(Records with drawing code)

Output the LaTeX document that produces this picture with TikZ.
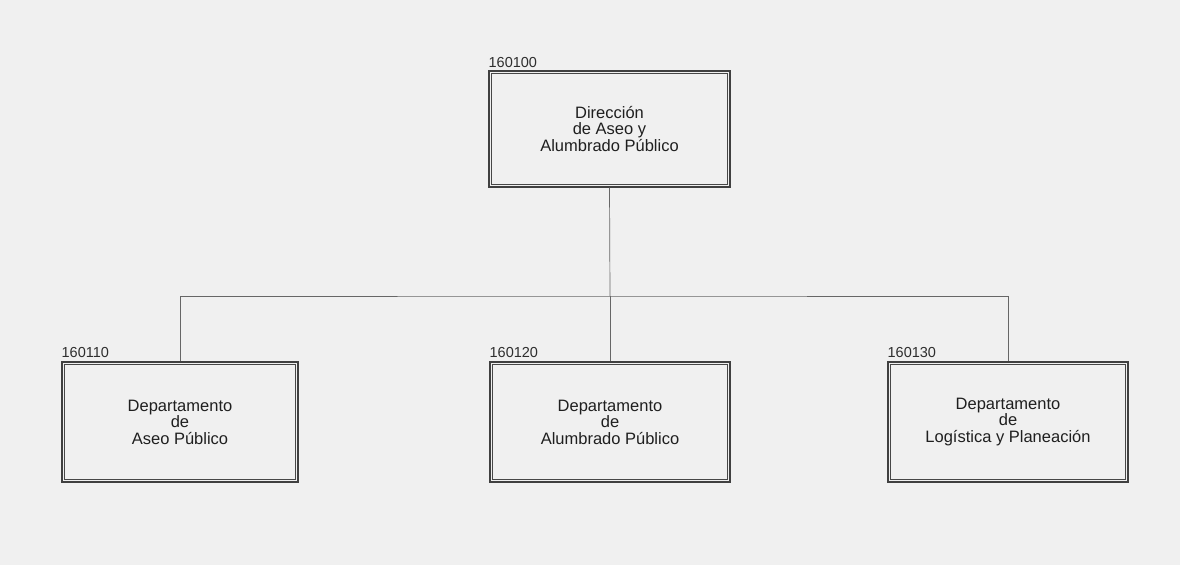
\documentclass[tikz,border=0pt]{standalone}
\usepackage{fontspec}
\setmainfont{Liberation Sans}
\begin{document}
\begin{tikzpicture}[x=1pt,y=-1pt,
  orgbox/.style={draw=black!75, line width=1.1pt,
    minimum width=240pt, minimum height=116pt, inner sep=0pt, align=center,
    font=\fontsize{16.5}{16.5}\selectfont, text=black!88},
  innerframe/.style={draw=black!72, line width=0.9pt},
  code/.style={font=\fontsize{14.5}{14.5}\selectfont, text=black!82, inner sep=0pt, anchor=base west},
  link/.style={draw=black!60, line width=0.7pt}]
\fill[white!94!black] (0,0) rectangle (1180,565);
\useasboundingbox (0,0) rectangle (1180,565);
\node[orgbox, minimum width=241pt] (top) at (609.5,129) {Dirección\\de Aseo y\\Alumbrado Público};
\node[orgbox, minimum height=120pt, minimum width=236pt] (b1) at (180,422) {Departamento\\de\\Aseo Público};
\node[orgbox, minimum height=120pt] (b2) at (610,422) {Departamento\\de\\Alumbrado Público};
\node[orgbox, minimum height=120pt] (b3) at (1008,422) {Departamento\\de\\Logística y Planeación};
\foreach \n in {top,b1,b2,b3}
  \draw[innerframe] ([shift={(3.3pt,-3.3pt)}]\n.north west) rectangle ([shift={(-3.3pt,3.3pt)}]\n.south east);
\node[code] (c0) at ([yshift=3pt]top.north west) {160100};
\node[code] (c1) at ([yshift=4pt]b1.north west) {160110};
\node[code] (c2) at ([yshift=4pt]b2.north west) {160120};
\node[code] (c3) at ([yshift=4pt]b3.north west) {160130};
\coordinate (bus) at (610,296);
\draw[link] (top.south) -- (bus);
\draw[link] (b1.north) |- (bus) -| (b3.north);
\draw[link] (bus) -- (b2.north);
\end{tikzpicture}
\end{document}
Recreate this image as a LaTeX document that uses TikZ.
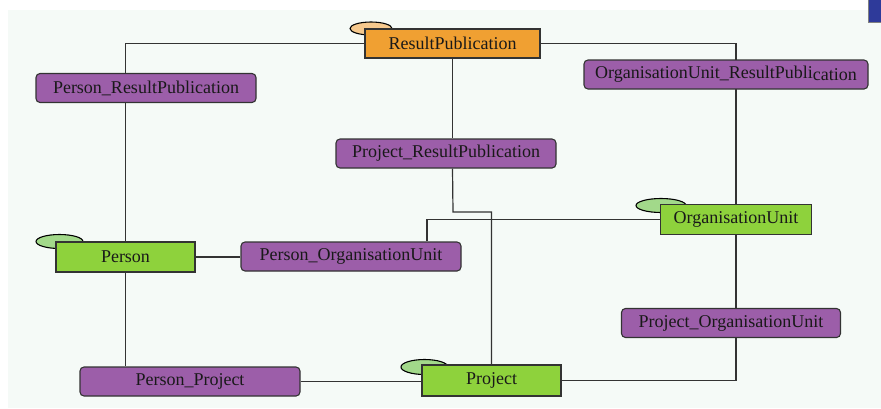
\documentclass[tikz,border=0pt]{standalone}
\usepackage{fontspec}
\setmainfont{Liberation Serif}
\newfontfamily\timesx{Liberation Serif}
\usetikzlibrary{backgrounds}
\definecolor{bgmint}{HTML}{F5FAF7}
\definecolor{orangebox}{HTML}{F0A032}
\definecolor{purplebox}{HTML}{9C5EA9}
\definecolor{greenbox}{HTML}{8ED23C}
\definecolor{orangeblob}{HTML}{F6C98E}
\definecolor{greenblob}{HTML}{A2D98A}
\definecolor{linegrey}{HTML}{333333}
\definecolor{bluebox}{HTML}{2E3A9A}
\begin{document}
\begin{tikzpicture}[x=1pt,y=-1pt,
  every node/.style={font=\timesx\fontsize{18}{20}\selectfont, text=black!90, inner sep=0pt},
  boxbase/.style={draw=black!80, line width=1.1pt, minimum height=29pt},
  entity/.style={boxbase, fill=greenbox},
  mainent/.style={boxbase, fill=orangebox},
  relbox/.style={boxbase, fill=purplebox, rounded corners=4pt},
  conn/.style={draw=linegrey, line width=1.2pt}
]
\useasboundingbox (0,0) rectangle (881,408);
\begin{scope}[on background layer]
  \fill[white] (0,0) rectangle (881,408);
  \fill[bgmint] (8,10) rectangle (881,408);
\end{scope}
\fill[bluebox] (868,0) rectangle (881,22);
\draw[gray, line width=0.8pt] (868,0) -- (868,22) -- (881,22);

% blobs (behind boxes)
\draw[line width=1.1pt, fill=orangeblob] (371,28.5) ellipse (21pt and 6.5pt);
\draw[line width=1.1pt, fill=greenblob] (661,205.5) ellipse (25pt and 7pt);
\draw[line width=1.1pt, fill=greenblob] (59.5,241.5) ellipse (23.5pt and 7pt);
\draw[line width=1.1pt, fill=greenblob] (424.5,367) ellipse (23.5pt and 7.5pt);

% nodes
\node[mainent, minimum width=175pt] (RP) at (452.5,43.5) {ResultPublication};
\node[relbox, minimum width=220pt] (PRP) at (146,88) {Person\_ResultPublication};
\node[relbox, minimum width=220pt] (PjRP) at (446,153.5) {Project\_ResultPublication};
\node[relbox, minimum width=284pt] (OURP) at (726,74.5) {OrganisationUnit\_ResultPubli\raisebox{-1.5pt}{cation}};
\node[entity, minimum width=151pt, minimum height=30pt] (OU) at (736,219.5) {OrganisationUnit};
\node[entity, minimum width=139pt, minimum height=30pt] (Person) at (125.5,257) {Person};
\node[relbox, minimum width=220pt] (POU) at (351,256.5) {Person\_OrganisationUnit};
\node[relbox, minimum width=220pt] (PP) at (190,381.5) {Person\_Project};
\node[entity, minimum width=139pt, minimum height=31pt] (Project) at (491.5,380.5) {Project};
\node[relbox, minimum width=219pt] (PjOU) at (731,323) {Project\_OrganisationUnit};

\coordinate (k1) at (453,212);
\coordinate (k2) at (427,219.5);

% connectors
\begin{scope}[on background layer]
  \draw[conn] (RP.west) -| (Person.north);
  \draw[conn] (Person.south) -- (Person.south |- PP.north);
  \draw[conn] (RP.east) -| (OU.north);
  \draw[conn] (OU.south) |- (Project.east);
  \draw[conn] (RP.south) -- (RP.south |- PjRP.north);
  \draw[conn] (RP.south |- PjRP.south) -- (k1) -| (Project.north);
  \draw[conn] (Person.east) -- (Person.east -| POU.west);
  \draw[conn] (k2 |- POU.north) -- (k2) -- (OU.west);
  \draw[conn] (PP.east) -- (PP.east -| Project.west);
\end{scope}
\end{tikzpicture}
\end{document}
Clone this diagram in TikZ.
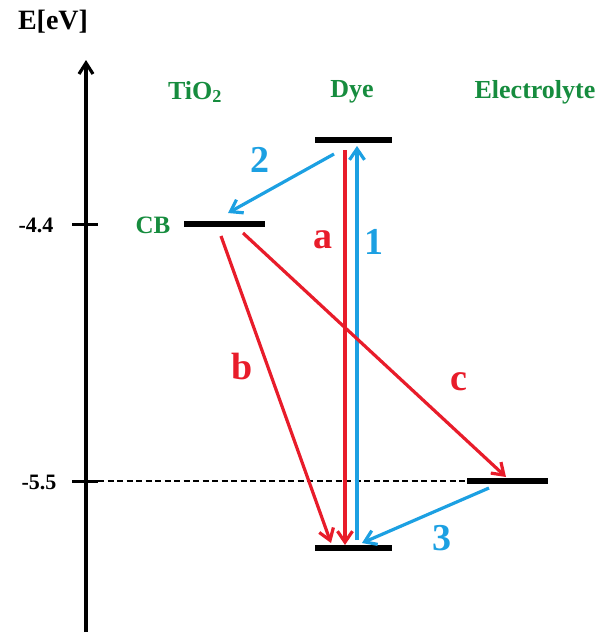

• _THE REQUEST_
Every line of the material is to be quoted exactly, with no pictures carried over.

• _THE RESULT_
Output the LaTeX document that produces this picture with TikZ.
\documentclass[tikz,border=0pt]{standalone}
\usepackage{fontspec}
\setmainfont{Liberation Sans}
\begin{document}
\begin{tikzpicture}[x=1pt,y=-1pt,
  orgbox/.style={draw=black!75, line width=1.1pt,
    minimum width=240pt, minimum height=116pt, inner sep=0pt, align=center,
    font=\fontsize{16.5}{16.5}\selectfont, text=black!88},
  innerframe/.style={draw=black!72, line width=0.9pt},
  code/.style={font=\fontsize{14.5}{14.5}\selectfont, text=black!82, inner sep=0pt, anchor=base west},
  link/.style={draw=black!60, line width=0.7pt}]
\fill[white!94!black] (0,0) rectangle (1180,565);
\useasboundingbox (0,0) rectangle (1180,565);
\node[orgbox, minimum width=241pt] (top) at (609.5,129) {Dirección\\de Aseo y\\Alumbrado Público};
\node[orgbox, minimum height=120pt, minimum width=236pt] (b1) at (180,422) {Departamento\\de\\Aseo Público};
\node[orgbox, minimum height=120pt] (b2) at (610,422) {Departamento\\de\\Alumbrado Público};
\node[orgbox, minimum height=120pt] (b3) at (1008,422) {Departamento\\de\\Logística y Planeación};
\foreach \n in {top,b1,b2,b3}
  \draw[innerframe] ([shift={(3.3pt,-3.3pt)}]\n.north west) rectangle ([shift={(-3.3pt,3.3pt)}]\n.south east);
\node[code] (c0) at ([yshift=3pt]top.north west) {160100};
\node[code] (c1) at ([yshift=4pt]b1.north west) {160110};
\node[code] (c2) at ([yshift=4pt]b2.north west) {160120};
\node[code] (c3) at ([yshift=4pt]b3.north west) {160130};
\coordinate (bus) at (610,296);
\draw[link] (top.south) -- (bus);
\draw[link] (b1.north) |- (bus) -| (b3.north);
\draw[link] (bus) -- (b2.north);
\end{tikzpicture}
\end{document}
Recreate this image as a LaTeX document that uses TikZ.
\documentclass[tikz,border=0pt]{standalone}
\usepackage{fontspec}
\setmainfont{Liberation Serif}
\newfontfamily\timesx{Liberation Serif}
\usetikzlibrary{backgrounds}
\definecolor{bgmint}{HTML}{F5FAF7}
\definecolor{orangebox}{HTML}{F0A032}
\definecolor{purplebox}{HTML}{9C5EA9}
\definecolor{greenbox}{HTML}{8ED23C}
\definecolor{orangeblob}{HTML}{F6C98E}
\definecolor{greenblob}{HTML}{A2D98A}
\definecolor{linegrey}{HTML}{333333}
\definecolor{bluebox}{HTML}{2E3A9A}
\begin{document}
\begin{tikzpicture}[x=1pt,y=-1pt,
  every node/.style={font=\timesx\fontsize{18}{20}\selectfont, text=black!90, inner sep=0pt},
  boxbase/.style={draw=black!80, line width=1.1pt, minimum height=29pt},
  entity/.style={boxbase, fill=greenbox},
  mainent/.style={boxbase, fill=orangebox},
  relbox/.style={boxbase, fill=purplebox, rounded corners=4pt},
  conn/.style={draw=linegrey, line width=1.2pt}
]
\useasboundingbox (0,0) rectangle (881,408);
\begin{scope}[on background layer]
  \fill[white] (0,0) rectangle (881,408);
  \fill[bgmint] (8,10) rectangle (881,408);
\end{scope}
\fill[bluebox] (868,0) rectangle (881,22);
\draw[gray, line width=0.8pt] (868,0) -- (868,22) -- (881,22);

% blobs (behind boxes)
\draw[line width=1.1pt, fill=orangeblob] (371,28.5) ellipse (21pt and 6.5pt);
\draw[line width=1.1pt, fill=greenblob] (661,205.5) ellipse (25pt and 7pt);
\draw[line width=1.1pt, fill=greenblob] (59.5,241.5) ellipse (23.5pt and 7pt);
\draw[line width=1.1pt, fill=greenblob] (424.5,367) ellipse (23.5pt and 7.5pt);

% nodes
\node[mainent, minimum width=175pt] (RP) at (452.5,43.5) {ResultPublication};
\node[relbox, minimum width=220pt] (PRP) at (146,88) {Person\_ResultPublication};
\node[relbox, minimum width=220pt] (PjRP) at (446,153.5) {Project\_ResultPublication};
\node[relbox, minimum width=284pt] (OURP) at (726,74.5) {OrganisationUnit\_ResultPubli\raisebox{-1.5pt}{cation}};
\node[entity, minimum width=151pt, minimum height=30pt] (OU) at (736,219.5) {OrganisationUnit};
\node[entity, minimum width=139pt, minimum height=30pt] (Person) at (125.5,257) {Person};
\node[relbox, minimum width=220pt] (POU) at (351,256.5) {Person\_OrganisationUnit};
\node[relbox, minimum width=220pt] (PP) at (190,381.5) {Person\_Project};
\node[entity, minimum width=139pt, minimum height=31pt] (Project) at (491.5,380.5) {Project};
\node[relbox, minimum width=219pt] (PjOU) at (731,323) {Project\_OrganisationUnit};

\coordinate (k1) at (453,212);
\coordinate (k2) at (427,219.5);

% connectors
\begin{scope}[on background layer]
  \draw[conn] (RP.west) -| (Person.north);
  \draw[conn] (Person.south) -- (Person.south |- PP.north);
  \draw[conn] (RP.east) -| (OU.north);
  \draw[conn] (OU.south) |- (Project.east);
  \draw[conn] (RP.south) -- (RP.south |- PjRP.north);
  \draw[conn] (RP.south |- PjRP.south) -- (k1) -| (Project.north);
  \draw[conn] (Person.east) -- (Person.east -| POU.west);
  \draw[conn] (k2 |- POU.north) -- (k2) -- (OU.west);
  \draw[conn] (PP.east) -- (PP.east -| Project.west);
\end{scope}
\end{tikzpicture}
\end{document}
Clone this diagram in TikZ.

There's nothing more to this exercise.